HTT also acts as a neuroprotective agent, maintaining the health and survival of neurons. It regulates the transcription of key survival factors, most notably Brain-Derived Neurotrophic Factor (BDNF). Wild-type HTT binds to the transcriptional repressor protein REST/NRSF, sequestering it in the cytoplasm. This prevents REST/NRSF from entering the nucleus and shutting down the production of BDNF and other genes necessary for neuronal function.
HTT is integral to synaptic function. It is involved in endocytosis, the mechanism cells use to internalize molecules. HTT is also thought to assist in anchoring receptors at the postsynaptic membrane, the receiving side of the synapse. The loss of this normal function can severely impair a neuron’s ability to communicate and maintain its energy balance.
The Pathological Transformation
The huntingtin protein becomes pathological when the polyglutamine (polyQ) repeat sequence at its N-terminus expands beyond a normal length. This expansion is encoded by a corresponding increase in the CAG repeats in the HTT gene. When the polyQ tract exceeds approximately 35 to 40 repeats, the protein adopts a toxic configuration. The longer the polyQ tract, the greater the toxicity, and the earlier the protein begins to cause cellular damage.

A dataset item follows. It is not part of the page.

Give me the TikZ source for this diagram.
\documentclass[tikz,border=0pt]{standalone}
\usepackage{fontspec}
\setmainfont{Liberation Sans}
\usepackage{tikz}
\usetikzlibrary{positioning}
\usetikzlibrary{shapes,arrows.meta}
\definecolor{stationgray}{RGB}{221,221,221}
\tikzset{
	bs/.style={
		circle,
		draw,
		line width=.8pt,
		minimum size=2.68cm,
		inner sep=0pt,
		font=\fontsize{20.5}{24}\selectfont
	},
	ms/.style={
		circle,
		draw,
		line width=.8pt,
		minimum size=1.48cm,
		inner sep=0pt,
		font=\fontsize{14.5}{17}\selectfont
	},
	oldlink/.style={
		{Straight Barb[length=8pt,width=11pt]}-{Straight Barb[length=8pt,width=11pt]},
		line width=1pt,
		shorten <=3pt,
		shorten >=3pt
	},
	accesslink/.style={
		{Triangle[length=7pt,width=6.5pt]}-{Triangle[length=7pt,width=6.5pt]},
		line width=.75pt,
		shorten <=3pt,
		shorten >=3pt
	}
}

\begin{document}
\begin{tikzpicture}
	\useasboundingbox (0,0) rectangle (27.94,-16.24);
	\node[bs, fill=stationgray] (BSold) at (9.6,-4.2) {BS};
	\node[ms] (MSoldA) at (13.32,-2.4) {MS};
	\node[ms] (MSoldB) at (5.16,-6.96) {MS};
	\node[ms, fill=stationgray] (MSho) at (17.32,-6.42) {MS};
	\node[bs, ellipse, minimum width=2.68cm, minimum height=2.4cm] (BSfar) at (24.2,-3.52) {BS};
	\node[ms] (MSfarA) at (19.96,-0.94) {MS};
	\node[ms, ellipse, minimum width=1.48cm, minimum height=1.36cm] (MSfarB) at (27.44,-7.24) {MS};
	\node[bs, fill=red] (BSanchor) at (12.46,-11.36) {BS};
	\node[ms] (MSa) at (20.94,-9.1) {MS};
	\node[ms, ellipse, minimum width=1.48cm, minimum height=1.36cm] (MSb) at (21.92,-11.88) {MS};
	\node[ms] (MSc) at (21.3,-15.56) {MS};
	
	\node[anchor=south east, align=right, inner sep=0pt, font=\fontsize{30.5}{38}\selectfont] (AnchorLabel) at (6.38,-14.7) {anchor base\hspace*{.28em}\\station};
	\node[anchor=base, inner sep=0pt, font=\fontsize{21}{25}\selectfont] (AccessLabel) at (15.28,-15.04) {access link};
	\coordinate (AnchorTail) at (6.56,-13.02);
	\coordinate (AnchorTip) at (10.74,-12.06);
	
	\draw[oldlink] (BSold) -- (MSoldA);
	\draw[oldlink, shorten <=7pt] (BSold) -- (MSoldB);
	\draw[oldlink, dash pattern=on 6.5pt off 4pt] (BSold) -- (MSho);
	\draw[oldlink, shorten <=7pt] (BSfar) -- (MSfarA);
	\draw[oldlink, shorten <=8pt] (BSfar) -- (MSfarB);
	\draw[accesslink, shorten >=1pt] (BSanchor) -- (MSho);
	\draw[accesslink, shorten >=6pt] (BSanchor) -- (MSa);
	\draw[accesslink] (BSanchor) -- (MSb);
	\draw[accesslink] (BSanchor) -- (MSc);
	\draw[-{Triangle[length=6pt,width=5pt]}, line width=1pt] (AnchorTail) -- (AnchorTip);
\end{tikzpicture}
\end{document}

The expanded polyQ tract promotes a change in the protein’s shape, causing it to misfold and become structurally unstable. The misfolded protein, known as mutant huntingtin (mHTT), gains a harmful property that disrupts normal cellular processes. This “gain of toxic function” is the primary mechanism of cellular damage, causing the mutant protein to self-associate and aggregate into insoluble clumps. These aggregates, sometimes called inclusion bodies, are found in the cytoplasm and within the neuron’s nucleus.

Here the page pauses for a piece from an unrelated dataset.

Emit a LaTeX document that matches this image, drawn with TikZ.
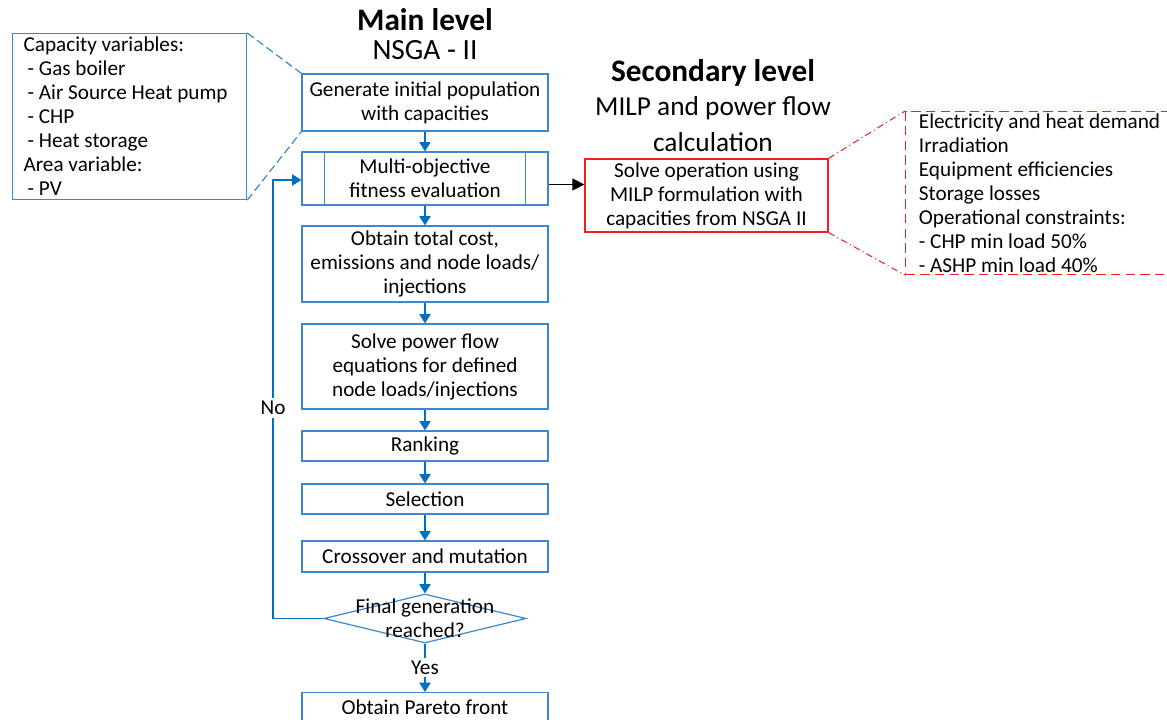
\documentclass[tikz,border=0pt]{standalone}
\usepackage{fontspec}
\setmainfont{Carlito}
\usetikzlibrary{shapes.geometric,arrows.meta}
\definecolor{boxblue}{RGB}{60,135,205}
\definecolor{flowblue}{RGB}{0,112,192}
\definecolor{solvered}{RGB}{240,30,30}
\newcommand{\boxfont}{\fontsize{15.9}{18}\selectfont}

\tikzset{
	box/.style={draw=boxblue, line width=0.9pt, minimum width=184.5pt, align=center, inner sep=2pt, font=\boxfont},
	decision/.style={diamond, draw=boxblue, line width=0.9pt, minimum width=151.5pt, minimum height=36.75pt, inner sep=0pt},
	note/.style={draw=boxblue, line width=0.9pt, minimum width=175.5pt, minimum height=124.5pt, text width=159pt, inner xsep=8pt, inner ysep=2pt, align=flush left, font=\boxfont},
	solve/.style={draw=solvered, line width=0.9pt, minimum width=182.25pt, minimum height=54.75pt, align=center, inner sep=2pt, font=\boxfont},
	inputs/.style={draw=solvered, dash pattern=on 7pt off 4pt, line width=0.9pt, minimum width=225pt, minimum height=122.25pt, text width=205pt, inner xsep=5.5pt, inner ysep=1pt, align=flush left, font=\boxfont},
	title/.style={font=\fontsize{23.5}{26}\selectfont\bfseries, inner sep=0pt},
	sub/.style={font=\fontsize{20.5}{27}\selectfont, align=center, inner sep=0pt},
	flow/.style={draw=flowblue, line width=0.9pt, -{Triangle[width=8.5pt,length=7pt]}},
	link/.style={draw=black, line width=0.9pt, -{Triangle[width=9pt,length=9pt]}},
	lbl/.style={fill=white, inner sep=2pt, font=\boxfont},
}

\begin{document}
\begin{tikzpicture}[x=0.75pt, y=-0.75pt]
		%%%%% START %%%%%
		\useasboundingbox (0,0) rectangle (1167,720);
		\clip (0,0) rectangle (1167,720);
		
		% main level
		\node[title] (mainlvl) at (425,20) {Main level};
		\node[sub, font=\fontsize{22}{27}\selectfont] (nsga) at (425,50) {NSGA - II};
		
		\node[box, minimum height=42.75pt] (init) at (425,102.5) {Generate initial population\\with capacities};
		\node[box, minimum height=39.75pt] (fit) at (425,178.5) {Multi-objective\\fitness evaluation};
		\draw[draw=boxblue, line width=0.9pt] ([xshift=17.25pt]fit.north west) -- ([xshift=17.25pt]fit.south west);
		\draw[draw=boxblue, line width=0.9pt] ([xshift=-17.25pt]fit.north east) -- ([xshift=-17.25pt]fit.south east);
		\node[box, minimum height=57pt] (cost) at (425,264) {Obtain total cost,\\emissions and node loads/\\injections};
		\node[box, minimum height=63.75pt] (pf) at (425,366.5) {Solve power flow\\equations for defined\\node loads/injections};
		\node[box, minimum height=22.5pt] (rank) at (425,446) {Ranking};
		\node[box, minimum height=22.5pt] (sel) at (425,499) {Selection};
		\node[box, minimum height=23.25pt] (cross) at (425,556.5) {Crossover and mutation};
		\node[decision] (final) at (425,618.5) {};
		\node[font=\boxfont, align=center, inner sep=0pt] (finaltxt) at (final) {Final generation\\reached?};
		\node[box, minimum height=22.5pt, anchor=north] (pareto) at (425,692) {Obtain Pareto front};
		\coordinate (back) at (273,180);
		
		% decision variables
		\node[note, anchor=north west] (caps) at (12,33) {Capacity variables:\\
			\hspace*{3pt}- Gas boiler\\
			\hspace*{3pt}- Air Source Heat pump\\
			\hspace*{3pt}- CHP\\
			\hspace*{3pt}- Heat storage\\
			Area variable:\\
			\hspace*{3pt}- PV};
		\draw[boxblue, line width=0.9pt, dash pattern=on 6pt off 3pt] (caps.north east) -- (init.north west);
		\draw[boxblue, line width=0.9pt, dash pattern=on 6pt off 3pt] (caps.south east) -- (init.south west);
		
		% secondary level
		\node[title] (seclvl) at (713,73) {Secondary level};
		\node[sub] (milpsub) at (713,124) {MILP and power flow\\calculation};
		\node[solve] (milp) at (706.5,195.5) {Solve operation using\\MILP formulation with\\capacities from NSGA II};
		\node[inputs, anchor=north west] (data) at (905,111) {Electricity and heat demand\\
			Irradiation\\
			Equipment efficiencies\\
			Storage losses\\
			Operational constraints:\\
			- CHP min load 50\%\\
			- ASHP min load 40\%};
		\draw[solvered, line width=0.75pt, dash pattern=on 5pt off 2.5pt on 0.8pt off 2.5pt] (milp.north east) -- (data.north west);
		\draw[solvered, line width=0.75pt, dash pattern=on 5pt off 2.5pt on 0.8pt off 2.5pt] (milp.south east) -- (data.south west);
		
		% connectors
		\draw[flow] (init) -- (fit);
		\draw[flow] (fit) -- (cost);
		\draw[flow] (cost) -- (pf);
		\draw[flow] (pf) -- (rank);
		\draw[flow] (rank) -- (sel);
		\draw[flow] (sel) -- (cross);
		\draw[flow] (cross) -- (final);
		\draw[flow] (final) -- node[lbl] {Yes} (pareto);
		\draw[flow] (final.west) -| node[lbl, pos=0.74] {No} (back) -- (back -| fit.west);
		\draw[link] ([yshift=-4.5pt]fit.east) -- ([yshift=-4.5pt]fit.east -| milp.west);
		
		%%%%% END %%%%%
\end{tikzpicture}
\end{document}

The presence of mHTT also actively interferes with the function of the healthy wild-type HTT. The mutant protein sequesters many of the crucial binding partners that the normal protein needs to carry out its protective and transport roles. For example, mHTT disrupts axonal transport by competing for binding sites on motor proteins. Furthermore, mHTT is susceptible to abnormal proteolytic cleavage by enzymes like calpain, which generates highly toxic N-terminal fragments. These fragments readily translocate into the nucleus, where they interfere with gene transcription and ultimately lead to cellular dysfunction.
Therapeutic Strategies Targeting HTT
Therapies are being developed to address the presence of the mutant huntingtin protein. The most advanced strategy involves “huntingtin lowering,” which aims to reduce the production of the toxic protein within the cells. This approach leverages gene-silencing techniques to interfere with protein synthesis. One prominent method uses antisense oligonucleotides (ASOs), which are short, synthetic strands of DNA or RNA.

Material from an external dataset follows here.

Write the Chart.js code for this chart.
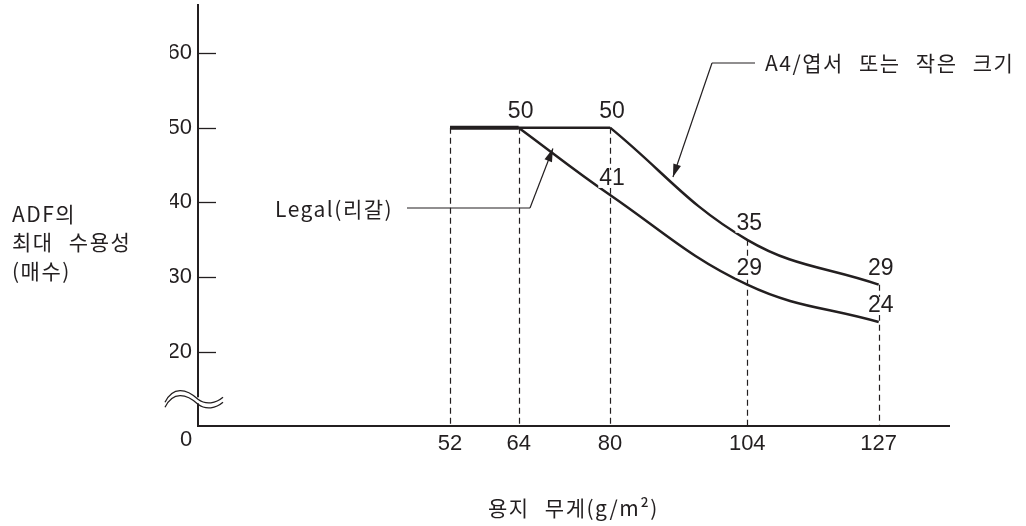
<!DOCTYPE html>
<html>
<head>
<meta charset="utf-8">
<script src="https://cdn.jsdelivr.net/npm/chart.js@4.4.1/dist/chart.umd.min.js"></script>
<style>
  html, body { margin: 0; padding: 0; background: #fff; }
</style>
</head>
<body>
<canvas id="chart" width="1026" height="526"></canvas>
<script>
// paper weight (g/m2) and max sheets the ADF takes
const weights = [52, 64, 80, 104, 127];
const a4Sheets = [50, 50, 50, 35, 29];
const legalSheets = [50, 50, 41, 29, 24];
const yTicks = [20, 30, 40, 50, 60];
// where the numbers are written on each curve
const a4LabelAt = [80, 104, 127];
const legalLabelAt = [64, 80, 104, 127];

const a4Name = 'A4/엽서 또는 작은 크기';
const legalName = 'Legal(리갈)';
const yTitle = ['ADF의', '최대 수용성', '(매수)'];
const xTitle = '용지 무게(g/m²)';

const INK = '#231f20';
const NUM_FONT = '"Liberation Sans", Arial, sans-serif';
const KR_FONT = '"Noto Sans CJK KR", "Noto Sans", sans-serif';

function points(vals, from, to) {
  const out = [];
  for (let i = from; i <= to; i++) out.push({x: weights[i], y: vals[i]});
  return out;
}
// last index of the flat top part
function kneeOf(vals) {
  let k = 0;
  while (k + 1 < vals.length && vals[k + 1] === vals[0]) k++;
  return k;
}
const a4Knee = kneeOf(a4Sheets);
const legalKnee = kneeOf(legalSheets);
const last = weights.length - 1;

function lineSet(label, data, width, tension) {
  return {label, data, borderColor: INK, borderWidth: width, tension,
          pointRadius: 0, fill: false, borderCapStyle: 'butt'};
}

function arrow(ctx, x0, y0, x1, y1) {
  ctx.beginPath(); ctx.moveTo(x0, y0); ctx.lineTo(x1, y1); ctx.stroke();
  const a = Math.atan2(y1 - y0, x1 - x0), len = 13, hw = 4;
  ctx.beginPath();
  ctx.moveTo(x1, y1);
  ctx.lineTo(x1 - len * Math.cos(a) + hw * Math.sin(a), y1 - len * Math.sin(a) - hw * Math.cos(a));
  ctx.lineTo(x1 - len * Math.cos(a) - hw * Math.sin(a), y1 - len * Math.sin(a) + hw * Math.cos(a));
  ctx.closePath(); ctx.fill();
}

const extras = {
  id: 'extras',
  beforeDatasetsDraw(chart) {
    const {ctx, chartArea, scales: {x, y}} = chart;
    ctx.save();
    ctx.strokeStyle = INK; ctx.lineWidth = 1.2; ctx.setLineDash([6, 4]);
    weights.forEach((w, i) => {
      const top = Math.max(a4Sheets[i], legalSheets[i]);
      const px = Math.round(x.getPixelForValue(w)) + 0.5;
      ctx.beginPath();
      ctx.moveTo(px, y.getPixelForValue(top));
      ctx.lineTo(px, chartArea.bottom);
      ctx.stroke();
    });
    ctx.restore();
  },
  afterDatasetsDraw(chart) {
    const {ctx, chartArea, scales: {x, y}} = chart;
    const L = chartArea.left, B = chartArea.bottom;
    ctx.save();

    // inward tick marks on y
    ctx.strokeStyle = INK; ctx.lineWidth = 1.3;
    yTicks.forEach(v => {
      const py = Math.round(y.getPixelForValue(v)) + 0.5;
      ctx.beginPath(); ctx.moveTo(L, py); ctx.lineTo(L + 18, py); ctx.stroke();
    });

    // axis break
    const yb = y.getPixelForValue(13.8);
    const wave = (off) => {
      ctx.moveTo(L - 33, yb + 4 + off);
      ctx.bezierCurveTo(L - 25, yb - 12 + off, L - 12, yb - 10 + off, L, yb + 1 + off);
      ctx.bezierCurveTo(L + 8, yb + 7 + off, L + 18, yb + 5 + off, L + 25, yb - 1 + off);
    };
    ctx.fillStyle = '#fff';
    ctx.fillRect(L - 3, yb - 1, 6, 6);
    ctx.lineWidth = 1.3;
    ctx.beginPath(); wave(0); ctx.stroke();
    ctx.beginPath(); wave(5); ctx.stroke();

    // value labels
    ctx.font = '23px ' + NUM_FONT;
    ctx.textAlign = 'center'; ctx.textBaseline = 'middle';
    const label = (w, vals) => {
      const v = vals[weights.indexOf(w)];
      const px = x.getPixelForValue(w) + 2, py = y.getPixelForValue(v) - 16;
      const t = String(v), tw = ctx.measureText(t).width;
      ctx.fillStyle = '#fff'; ctx.fillRect(px - tw / 2 - 1, py - 9, tw + 2, 18);
      ctx.fillStyle = INK; ctx.fillText(t, px, py);
    };
    a4LabelAt.forEach(w => label(w, a4Sheets));
    legalLabelAt.forEach(w => label(w, legalSheets));

    // "0" at the corner
    ctx.font = '22px ' + NUM_FONT;
    ctx.fillText('0', L - 12, B + 14);

    // titles and series names
    ctx.font = '21px ' + KR_FONT;
    ctx.letterSpacing = '1.5px';
    ctx.wordSpacing = '9px';
    ctx.textAlign = 'left';
    yTitle.forEach((t, i) => ctx.fillText(t, 12, 214 + i * 28.5));
    ctx.fillText(a4Name, 765, 63);
    ctx.fillText(legalName, 275, 209);
    ctx.textAlign = 'center';
    ctx.fillText(xTitle, (chartArea.left + chartArea.right) / 2, 508);
    ctx.letterSpacing = '0px';
    ctx.wordSpacing = '0px';

    // leaders
    ctx.lineWidth = 1.2; ctx.fillStyle = INK;
    ctx.beginPath(); ctx.moveTo(712, 63); ctx.lineTo(755, 63); ctx.stroke();
    arrow(ctx, 712, 63, x.getPixelForValue(91), y.getPixelForValue(43.4));
    ctx.beginPath(); ctx.moveTo(407, 208); ctx.lineTo(530, 208); ctx.stroke();
    arrow(ctx, 530, 208, x.getPixelForValue(70), y.getPixelForValue(47.2));

    ctx.restore();
  }
};

new Chart(document.getElementById('chart'), {
  type: 'line',
  data: {
    datasets: [
      lineSet(a4Name, points(a4Sheets, 0, a4Knee), 2.5, 0),
      lineSet(a4Name, points(a4Sheets, a4Knee, last), 2.5, 0.4),
      lineSet(legalName, points(legalSheets, 0, legalKnee), 4, 0),
      lineSet(legalName, points(legalSheets, legalKnee, last), 2.5, 0.4)
    ]
  },
  options: {
    responsive: false,
    animation: false,
    events: [],
    layout: {padding: {left: 170, right: 77, top: 5, bottom: 0}},
    plugins: {legend: {display: false}, tooltip: {enabled: false}},
    scales: {
      x: {
        type: 'linear', min: 7.9, max: 139.3,
        afterBuildTicks: s => { s.ticks = weights.map(v => ({value: v})); },
        afterFit: s => { s.height = 100; s.paddingLeft = 0; s.paddingRight = 0; },
        grid: {display: false, drawTicks: false},
        border: {display: true, color: INK, width: 2},
        ticks: {color: INK, font: {family: NUM_FONT, size: 22}, padding: 5,
                maxRotation: 0, autoSkip: false, callback: v => String(v)}
      },
      y: {
        type: 'linear', min: 10.1, max: 66.4,
        afterBuildTicks: s => { s.ticks = yTicks.map(v => ({value: v})); },
        afterFit: s => { s.width = 28; s.paddingTop = 0; s.paddingBottom = 0; },
        grid: {display: false, drawTicks: false},
        border: {display: true, color: INK, width: 2},
        ticks: {color: INK, font: {family: NUM_FONT, size: 22}, padding: 6,
                autoSkip: false, callback: v => String(v)}
      }
    }
  },
  plugins: [extras]
});
</script>
</body>
</html>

ASOs are designed to be complementary to the messenger RNA (mRNA) transcript of the HTT gene. Once an ASO binds to the HTT mRNA, it flags the transcript for degradation by cellular enzymes. These compounds are typically administered via intrathecal injection into the fluid surrounding the spinal cord to reach the brain. While initial ASO compounds have been non-selective, lowering both the normal and mutant forms of HTT, there is a strong focus on developing allele-specific ASOs that target only the mutant transcript.
Small molecule drugs and gene therapy approaches are also being investigated. Small molecules are being explored to enhance the cell’s clearance mechanisms, such as promoting autophagy to accelerate the degradation of already-formed mHTT aggregates. Gene therapy techniques use viral vectors to deliver genetic material, introducing instructions for silencing the HTT gene. These diverse strategies share the goal of mitigating the toxic gain-of-function caused by the expanded polyglutamine tract, offering a path toward disease modification.